| You are literally building what I’ve been slowly working towards on my own. This seems like a very good sign. Multiple simultaneous discovery is a common occurrence in the sciences. The hard part is that those who donate their space have authority over that space. It’s the Byzantine fault tolerance problem: imagine if 4chan donated their space, then started serving CSAM instead of the expected data. You can use hashes to verify integrity, but then the question becomes who gets to decide which hashes are ok. And hashing makes it impossible to edit large files, which is a frequent occurrence in LLM work. You’re constantly tweaking your datasets and spitting out new blobs. Direct answer: yes, you’re doing good work, and you should keep doing it. I would personally use this for storing books3 transformations. The other hard part is that you’ll want at least some redundancy — see 6.824 distributed systems, or the GFS paper. It’s why I’ve been implementing Raft and toying with some kind of distributed consensus without a blockchain. (Such consensus is still possible if the researchers were granted authority over what can be stored — which is the whole reason people are donating their disk space in the first place.) Another issue is sudden bandwidth loss. Data storage is one part of it. The other half is rapid transfer.

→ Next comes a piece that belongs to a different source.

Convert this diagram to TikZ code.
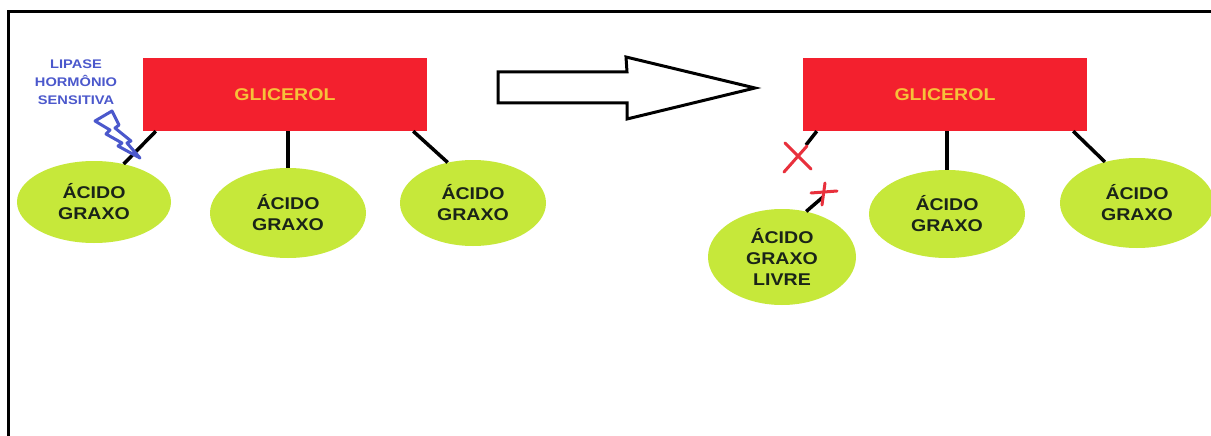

By replicating the data, you can pull it from multiple replicas at once (I.e. there are more seeders). This also protects against someone suddenly getting throttled, or just having a power outage. The protocol should prioritize donors with high bandwidth over vast storage space. Feel free to DM me on Twitter if you’d like to toss around some design ideas more seriously, and thank you for trying to build this. |
If you're doing this in bittorrent then you might want a client that's configured to optimize for a different goal than most torrent clients.
Potential goals, somewhat conflicting:
A) keep data with a low mirroring degree available. either this needs to be centrally coordinated or some sort of randomized algorithm where clients pick underseeded torrents but not everyone picks the same
B) bandwidth matching. to not consume more resources than are provided a client maybe should only download 1 piece of data for every N times it uploaded any piece. This is much less greedy than what you'd have in a normal torrent client but ensures that caches themselves don't take up much bandwidth compared to users who actually want to download something. Otherwise a misconfigured cache (e.g. behind NAT) could accidentally always download data without ever giving much back.